IGNACIO CAMACHO-ABC
- Cuando Sánchez asegura que va «a por todas», aparece ante los ciudadanos el vivo retrato de un gobernante sentenciado
No había terminado de hablar Sánchez cuando se desplomaron las acciones de los bancos y las eléctricas. Sólo un populista es capaz de creer, o al menos de decir, que los dueños de las empresas son señores con puro y no los pequeños inversores de clase de media cuyos ahorros sufrieron ayer un diez por ciento de pérdida, acumulado al otro diez que la inflación le ha quitado al poder adquisitivo de sus sueldos y de los saldos de sus cuentas. La Bolsa es la única que cree al presidente porque el dinero tiene la obligación de tomarse al poder en serio. El resto, incluidos sus socios, lo oye con el aire escéptico de quien atiende a un libreto recitado por un actor sin gancho ni crédito pero incapaz de asumir su desgaste y retirarse a tiempo. Eso los más benévolos, porque la mayoría se ha acostumbrado a interpretar sus discursos exactamente al contrario. Si dice que no está echando balones fuera, los ciudadanos ven un balón volando hasta salirse del campo. Si habla de empatía con ‘la gente de a pie’, se acuerdan del Falcon y de un Gabinete hipertrofiado y caro. Si promete ayudas, aflora el fracaso de un ingreso mínimo que no ha alcanzado al diez por ciento de sus teóricos beneficiarios. Si asegura que va a ir ‘a por todas’, aparece ante la opinión pública el retrato de un gobernante sentenciado. Eso sí, dispuesto a negarse la realidad a sí mismo en una espiral de impuestos y de gasto que va sembrar la economía de estragos.

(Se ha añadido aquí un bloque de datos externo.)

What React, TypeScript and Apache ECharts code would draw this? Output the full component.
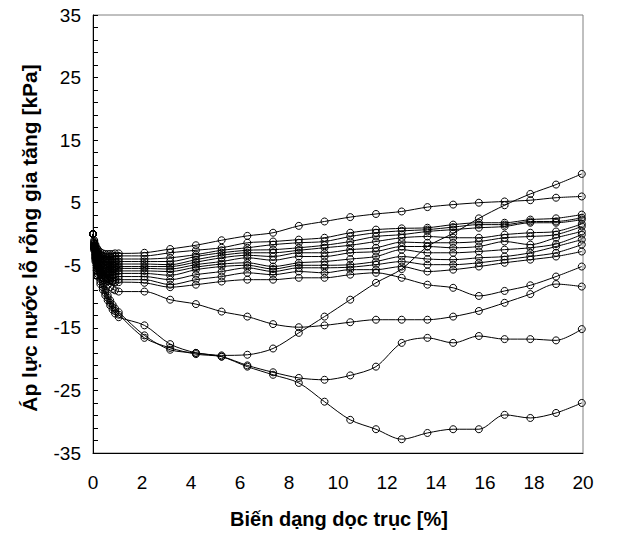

Había en la víspera rumores de una bronca interna en Moncloa, que de ser ciertos explicarían un discurso deslavazado, inconexo entre sus partes e inconcreto en sus mensajes. Pasó media hora exculpándose en Putin de los precios incontrolables y luego para complacer a Podemos, aunque sus ministros estaban en ‘offside’, ofreció tributos a las compañías energéticas y abonos ferroviarios gratis, y desgranó un rosario de medidas abstractas sin plazos ni detalles. Le interesaba más el tono ideológico, un populismo comprado en los chinos, un énfasis de izquierda que por la tarde, en el debate propiamente dicho, se convirtió en su principal argumento junto a un crudo ataque retrospectivo a Rajoy y el clásico, inevitable comodín del franquismo. Del PP, a cuyo líder llamó oblicuamente «curandero», sólo quiere colaboración para someter a los jueces a su servicio, pero tuvo que encajar varias estocadas de una Cuca Gamarra brava y meritoria en el doble sentido de la palabra. La portavoz se apuntó además el tanto de forzar a la Cámara a guardar un minuto de silencio por Miguel Ángel Blanco para resaltar que Sánchez había pasado por alto la efeméride de su asesinato. Pero no era ella, ni la letanía derogatoria de Abascal, lo que incomodaba al presidente, sino la presencia callada de Feijóo sentado frente a él como el presentido sucesor a la espera del relevo. El gallego es la alternativa: la oposición está dentro del Gobierno.